Paulo Pinheiro_UN
Chief investigator Paulo Pinheiro, a member of the Independent International Commission of Inquiry on the Syrian Arab Republic, attends a news conference at the United Nations headquarters in Geneva August 27, 2014. The Syrian government and Islamic State insurgents are both committing war crimes and crimes against humanity in their war against each other, U.N. investigators said on Wednesday. reuters/Pierre Albouy

Soldiers loyal to President Bashar Assad, as well as militants of the Islamic State, “deliberately targeted” civilians, “causing immense suffering,” an independent commission of inquiry, established by the United Nations to investigate potential war crimes and human rights abuses in Syria said, in a report published Wednesday.

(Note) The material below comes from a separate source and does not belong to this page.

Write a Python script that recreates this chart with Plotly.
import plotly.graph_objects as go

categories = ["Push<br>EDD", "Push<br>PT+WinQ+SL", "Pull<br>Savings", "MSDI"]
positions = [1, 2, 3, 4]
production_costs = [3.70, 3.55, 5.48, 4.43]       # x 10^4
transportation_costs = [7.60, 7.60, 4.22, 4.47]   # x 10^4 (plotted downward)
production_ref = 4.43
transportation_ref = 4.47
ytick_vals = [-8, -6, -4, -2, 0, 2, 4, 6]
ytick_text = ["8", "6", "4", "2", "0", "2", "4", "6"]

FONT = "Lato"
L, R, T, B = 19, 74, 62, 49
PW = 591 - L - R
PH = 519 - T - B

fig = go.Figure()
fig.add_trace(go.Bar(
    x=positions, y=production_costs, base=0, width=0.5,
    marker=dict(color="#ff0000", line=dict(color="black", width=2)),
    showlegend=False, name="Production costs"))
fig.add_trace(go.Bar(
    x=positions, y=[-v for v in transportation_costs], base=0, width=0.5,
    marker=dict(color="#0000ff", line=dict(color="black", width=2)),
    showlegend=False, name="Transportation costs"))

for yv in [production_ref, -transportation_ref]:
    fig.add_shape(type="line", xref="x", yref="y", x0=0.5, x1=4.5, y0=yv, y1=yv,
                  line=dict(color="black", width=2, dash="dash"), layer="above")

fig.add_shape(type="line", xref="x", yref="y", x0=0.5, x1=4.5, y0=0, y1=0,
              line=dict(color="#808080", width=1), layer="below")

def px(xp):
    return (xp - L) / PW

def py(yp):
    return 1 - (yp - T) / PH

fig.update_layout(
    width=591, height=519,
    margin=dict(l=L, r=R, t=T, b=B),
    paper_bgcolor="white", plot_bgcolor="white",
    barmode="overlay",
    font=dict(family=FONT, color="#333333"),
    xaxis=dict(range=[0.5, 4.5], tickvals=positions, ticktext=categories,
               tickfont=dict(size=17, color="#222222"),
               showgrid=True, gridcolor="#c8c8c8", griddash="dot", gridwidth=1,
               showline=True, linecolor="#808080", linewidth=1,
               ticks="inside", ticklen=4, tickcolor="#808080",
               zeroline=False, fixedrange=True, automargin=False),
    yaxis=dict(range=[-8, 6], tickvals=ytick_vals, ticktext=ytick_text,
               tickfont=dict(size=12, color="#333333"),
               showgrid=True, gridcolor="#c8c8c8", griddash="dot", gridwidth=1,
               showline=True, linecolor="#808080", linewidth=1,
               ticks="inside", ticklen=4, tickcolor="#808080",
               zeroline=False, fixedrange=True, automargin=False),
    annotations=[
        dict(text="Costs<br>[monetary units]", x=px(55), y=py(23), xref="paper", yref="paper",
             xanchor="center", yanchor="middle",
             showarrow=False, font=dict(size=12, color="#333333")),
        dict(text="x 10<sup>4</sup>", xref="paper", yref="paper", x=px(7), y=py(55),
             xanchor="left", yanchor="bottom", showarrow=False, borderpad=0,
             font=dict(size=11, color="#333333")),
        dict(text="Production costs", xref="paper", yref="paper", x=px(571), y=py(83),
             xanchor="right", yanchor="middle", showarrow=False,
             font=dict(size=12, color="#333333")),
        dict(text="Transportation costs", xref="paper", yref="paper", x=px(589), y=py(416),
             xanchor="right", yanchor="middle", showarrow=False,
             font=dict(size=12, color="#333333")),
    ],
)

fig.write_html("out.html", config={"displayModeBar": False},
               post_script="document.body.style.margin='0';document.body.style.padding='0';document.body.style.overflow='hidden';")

“Hundreds of civilians are dying each day as the fighting goes on with no regard to law or to conscience,” Brazilian diplomat and legal scholar Paulo Pinheiro, who chaired the four member commission, said.

The report said that, in April and May, government forces had used chemical agents, most likely chlorine, in eight separate incidents in western Syria. While the United States has previously accused Assad of using banned chemical weapons, this is the first time the U.N. has done so.

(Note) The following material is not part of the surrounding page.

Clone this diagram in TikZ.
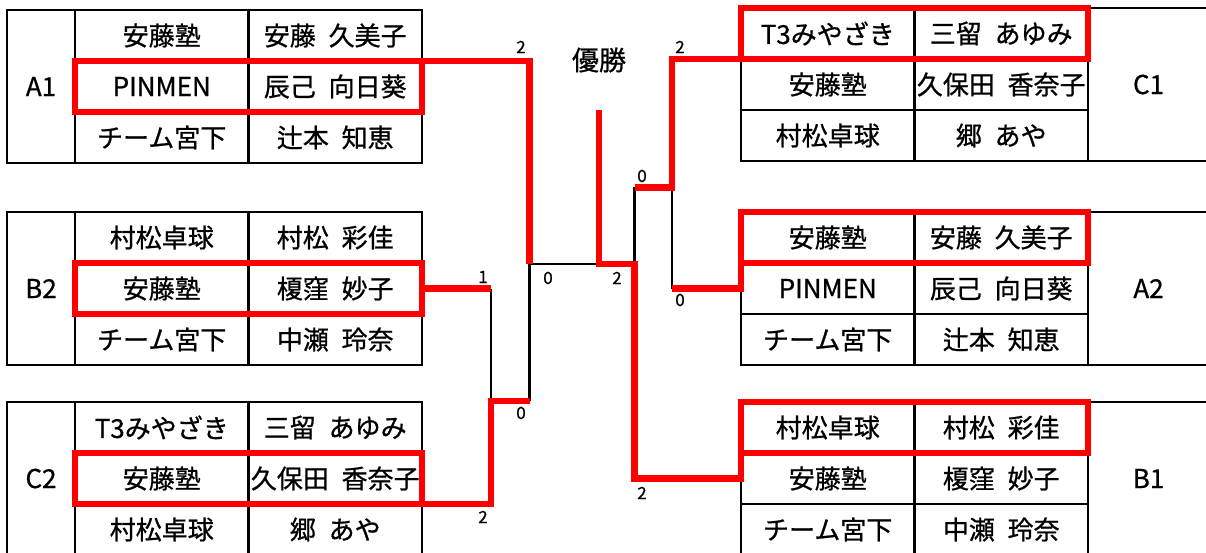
\documentclass[tikz,border=0pt]{standalone}
\usepackage{fontspec}
\setmainfont[WordSpace=2.2, UprightFeatures={FakeBold=0.8}]{Noto Sans CJK JP}
\usetikzlibrary{positioning}

\tikzset{
  cell/.style={draw, line width=2.7pt, rectangle, inner sep=0pt, outer sep=0pt,
    minimum width=173.5pt, minimum height=51pt, font=\fontsize{26}{30}\selectfont},
  group/.style={cell, minimum width=68pt, minimum height=153pt},
  score/.style={inner sep=0pt, font=\fontsize{17}{19}\selectfont},
  blackline/.style={draw=black, line width=2.7pt},
  redline/.style={draw=red, line width=6.5pt}
}

\begin{document}
\begin{tikzpicture}[x=1pt, y=-1pt]
  \useasboundingbox (0,0) rectangle (1206,553);
  % left tables
  \begin{scope}[every node/.style={cell}]
    \node (A1t2) at (161.75,86.5) {PINMEN};
    \node (A1p2) [right=0pt of A1t2] {辰己 向日葵};
    \node (A1t1) [above=0pt of A1t2] {安藤塾};
    \node (A1p1) [above=0pt of A1p2] {安藤 久美子};
    \node (A1t3) [below=0pt of A1t2] {チーム宮下};
    \node (A1p3) [below=0pt of A1p2] {辻本 知恵};
    \node (A1) [group, left=0pt of A1t2] {A1};

    \node (B2t2) at (161.75,288.5) {安藤塾};
    \node (B2p2) [right=0pt of B2t2] {榎窪 妙子};
    \node (B2t1) [above=0pt of B2t2] {村松卓球};
    \node (B2p1) [above=0pt of B2p2] {村松 彩佳};
    \node (B2t3) [below=0pt of B2t2] {チーム宮下};
    \node (B2p3) [below=0pt of B2p2] {中瀬 玲奈};
    \node (B2) [group, left=0pt of B2t2] {B2};

    \node (C2t2) at (161.75,478.5) {安藤塾};
    \node (C2p2) [right=0pt of C2t2] {久保田 香奈子};
    \node (C2t1) [above=0pt of C2t2] {T3みやざき};
    \node (C2p1) [above=0pt of C2p2] {三留 あゆみ};
    \node (C2t3) [below=0pt of C2t2] {村松卓球};
    \node (C2p3) [below=0pt of C2p2] {郷 あや};
    \node (C2) [group, left=0pt of C2t2] {C2};
  \end{scope}
  % right tables
  \begin{scope}[every node/.style={cell}]
    \node (C1t2) at (827.75,84.5) {安藤塾};
    \node (C1p2) [right=0pt of C1t2] {久保田 香奈子};
    \node (C1t1) [above=0pt of C1t2] {T3みやざき};
    \node (C1p1) [above=0pt of C1p2] {三留 あゆみ};
    \node (C1t3) [below=0pt of C1t2] {村松卓球};
    \node (C1p3) [below=0pt of C1p2] {郷 あや};
    \node (C1) [group, minimum width=121pt, right=0pt of C1p2] {C1};

    \node (A2t2) at (827.75,288.5) {PINMEN};
    \node (A2p2) [right=0pt of A2t2] {辰己 向日葵};
    \node (A2t1) [above=0pt of A2t2] {安藤塾};
    \node (A2p1) [above=0pt of A2p2] {安藤 久美子};
    \node (A2t3) [below=0pt of A2t2] {チーム宮下};
    \node (A2p3) [below=0pt of A2p2] {辻本 知恵};
    \node (A2) [group, minimum width=121pt, right=0pt of A2p2] {A2};

    \node (B1t2) at (827.75,478.5) {安藤塾};
    \node (B1p2) [right=0pt of B1t2] {榎窪 妙子};
    \node (B1t1) [above=0pt of B1t2] {村松卓球};
    \node (B1p1) [above=0pt of B1p2] {村松 彩佳};
    \node (B1t3) [below=0pt of B1t2] {チーム宮下};
    \node (B1p3) [below=0pt of B1p2] {中瀬 玲奈};
    \node (B1) [group, minimum width=121pt, right=0pt of B1p2] {B1};
  \end{scope}

  % bracket
  \coordinate (qL) at (491,401);
  \coordinate (sL) at (529.5,264);
  \coordinate (fin) at (599,264);
  \coordinate (top) at (599,110);
  \coordinate (sR) at (634.5,264);
  \coordinate (qR) at (672,187.5);
  \node (title) at (599,60) [font=\fontsize{27}{30}\selectfont] {優勝};

  \draw[blackline] (B2p2.east -| qL) -- (qL);
  \draw[blackline] (sL |- qL) -- (sL) -- (fin);
  \draw[blackline] (sR |- qR) -- (sR);
  \draw[blackline] (A2t2.west -| qR) -- (qR);

  \begin{scope}[every path/.style={redline}]
    \draw (A1t2.north west) rectangle (A1p2.south east);
    \draw (B2t2.north west) rectangle (B2p2.south east);
    \draw (C2t2.north west) rectangle (C2p2.south east);
    \draw (C1t1.north west) rectangle (C1p1.south east);
    \draw (A2t1.north west) rectangle (A2p1.south east);
    \draw (B1t1.north west) rectangle (B1p1.south east);
    \draw (A1p2.north east) -| (sL);
    \draw (B2p2.east) -- (B2p2.east -| qL);
    \draw (C2p2.south east) -| (qL) -- (sL |- qL);
    \draw (top) -- (fin) -- (sR) |- (B1t2.west) -- (B1t1.north west);
    \draw (C1t1.south west) -| (qR) -- (sR |- qR);
    \draw (A2t1.north west) -- (A2t2.west) -- (qR |- A2t2.west);
  \end{scope}

  % scores
  \begin{scope}[every node/.style={score}]
    \node (sA1) at (521,47) {2};
    \node (sB2) at (483,277) {1};
    \node (sC2) at (483,517) {2};
    \node (sqL) at (521,413) {0};
    \node (sfL) at (548,278) {0};
    \node (sfR) at (617,278) {2};
    \node (sC1) at (680,47) {2};
    \node (sA2) at (680,300) {0};
    \node (sqR) at (642,176) {0};
    \node (sB1) at (642,493) {2};
  \end{scope}
\end{tikzpicture}
\end{document}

The commission also reported widespread, and systematic, killings and torture of civilians in the cities of Aleppo and Raqqa by the Islamic State, formerly known as Islamic State of Iraq and Syria, or ISIS, which now controls vast swathes of north and eastern Syria.

“Executions in public spaces have become a common spectacle on Fridays in Ar Raqqah and ISIS-controlled areas of Aleppo governorate,” the report said. “Children have been present at the executions, which take the form of beheading or shooting in the head at close range… Bodies are placed on public display, often on crucifixes, for up to three days, serving as a warning to local residents.”

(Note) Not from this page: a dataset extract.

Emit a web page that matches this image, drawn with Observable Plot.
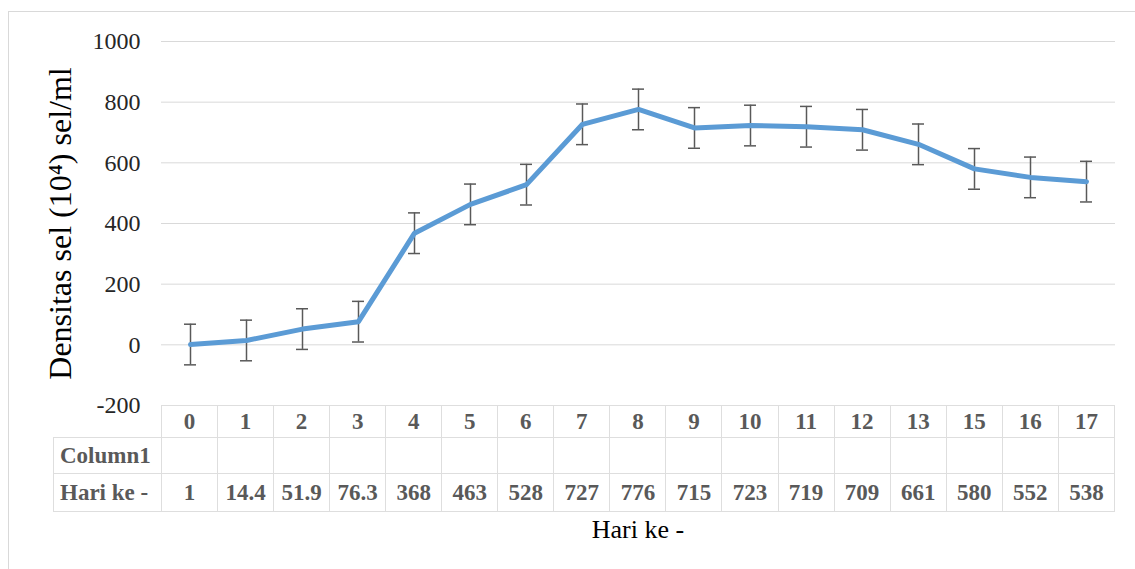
<!DOCTYPE html>
<html>
<head>
<meta charset="utf-8">
<script src="https://cdn.jsdelivr.net/npm/d3@7"></script>
<script src="https://cdn.jsdelivr.net/npm/@observablehq/plot@0.6"></script>
<style>
  body { margin:0; background:#fff; width:1135px; height:569px; overflow:hidden; position:relative; font-family:"Liberation Serif","Times New Roman",serif; }
  #frame { position:absolute; left:8px; top:11px; width:1140px; height:600px; border:1px solid #d9d9d9; box-sizing:border-box; }
  #chart { position:absolute; left:0; top:0; }
  #tbl { position:absolute; left:53px; top:405px; width:1062px; border-collapse:collapse; table-layout:fixed; font-family:"Liberation Serif","Times New Roman",serif; font-weight:bold; font-size:23px; color:#595959; }
  #tbl td { border:1px solid #dedede; padding:0; text-align:center; vertical-align:middle; white-space:nowrap; overflow:visible; }
  #tbl td.rowhead { text-align:left; padding-left:6px; }
  #tbl td.corner { border-top:none; border-left:none; }
  #xlabel { position:absolute; left:161px; width:954px; top:514px; text-align:center; font-size:26px; color:#000; line-height:32px; }
</style>
</head>
<body>
<div id="frame"></div>
<div id="chart"></div>
<table id="tbl"></table>
<div id="xlabel"></div>
<script>
// ---- data ----
const days = ["0","1","2","3","4","5","6","7","8","9","10","11","12","13","15","16","17"];
const values = [1, 14.4, 51.9, 76.3, 368, 463, 528, 727, 776, 715, 723, 719, 709, 661, 580, 552, 538];
const errors = [67, 67, 67, 67, 67, 67, 67, 67, 67, 67, 67, 67, 67, 67, 67, 67, 67];
const yTicks = [-200, 0, 200, 400, 600, 800, 1000];
const rowLabels = ["Column1", "Hari ke -"];
const yLabel = "Densitas sel (10\u2074) sel/ml";
const xLabel = "Hari ke -";

const data = days.map((d, i) => ({day: d, value: values[i], err: errors[i]}));

const chart = Plot.plot({
  width: 1135,
  height: 420,
  marginLeft: 161,
  marginRight: 20,
  marginTop: 41,
  marginBottom: 15,
  style: {fontFamily: "'Liberation Serif','Times New Roman',serif", background: "transparent", overflow: "visible"},
  x: {type: "point", domain: days, padding: 0.5, axis: null},
  y: {domain: [-200, 1000], ticks: yTicks},
  marks: [
    Plot.gridY(yTicks, {stroke: "#d9d9d9", strokeOpacity: 1, strokeWidth: 1}),
    Plot.axisY(yTicks, {tickSize: 0, tickPadding: 21, fontSize: 24, color: "#262626", label: null, tickFormat: d => String(d)}),
    Plot.ruleX(data, {x: "day", y1: d => d.value - d.err, y2: d => d.value + d.err, stroke: "#595959", strokeWidth: 1.5}),
    Plot.ruleY(data, {x1: "day", x2: "day", y: d => d.value + d.err, stroke: "#595959", strokeWidth: 1.5, insetLeft: -6, insetRight: -6}),
    Plot.ruleY(data, {x1: "day", x2: "day", y: d => d.value - d.err, stroke: "#595959", strokeWidth: 1.5, insetLeft: -6, insetRight: -6}),
    Plot.line(data, {x: "day", y: "value", stroke: "#5b9bd5", strokeWidth: 5, strokeLinejoin: "round", strokeLinecap: "round"}),
    Plot.text([yLabel], {frameAnchor: "left", textAnchor: "middle", dx: -101, rotate: -90, fontSize: 32, fill: "#000"})
  ]
});
document.getElementById("chart").appendChild(chart);

// ---- data table below the chart ----
const tbl = document.getElementById("tbl");
const cg = document.createElement("colgroup");
const c0 = document.createElement("col"); c0.style.width = "108px"; cg.appendChild(c0);
days.forEach(() => cg.appendChild(document.createElement("col")));
tbl.appendChild(cg);
const rowHeights = ["32px", "36px", "38px"];
const hdr = document.createElement("tr");
hdr.style.height = rowHeights[0];
const corner = document.createElement("td"); corner.className = "corner"; hdr.appendChild(corner);
days.forEach(d => { const td = document.createElement("td"); td.textContent = d; hdr.appendChild(td); });
tbl.appendChild(hdr);
rowLabels.forEach((lab, r) => {
  const tr = document.createElement("tr");
  tr.style.height = rowHeights[r + 1];
  const th = document.createElement("td"); th.className = "rowhead"; th.textContent = lab; tr.appendChild(th);
  days.forEach((d, i) => {
    const td = document.createElement("td");
    td.textContent = r === 1 ? String(values[i]) : "";
    tr.appendChild(td);
  });
  tbl.appendChild(tr);
});
document.getElementById("xlabel").textContent = xLabel;
</script>
</body>
</html>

The commission also found that children as young as six were being recruited by the Islamic State as well as by pro-government fighters.

“Multiple accounts from Aleppo describe children aged between 6 and 13 used by Government forces as part of coordinated military operations to locate armed group fighters prior to attack,” the report said.

The report added that the international community has failed to protect civilians in Syria. “(This) has been matched on the ground by an abandonment of even the pretense of an adherence to norms of international law.”

The report, which marks the third anniversary of the establishment of the commission, is scheduled to be presented on Sept. 16 at the 27th session of the U.N. Human Rights Council.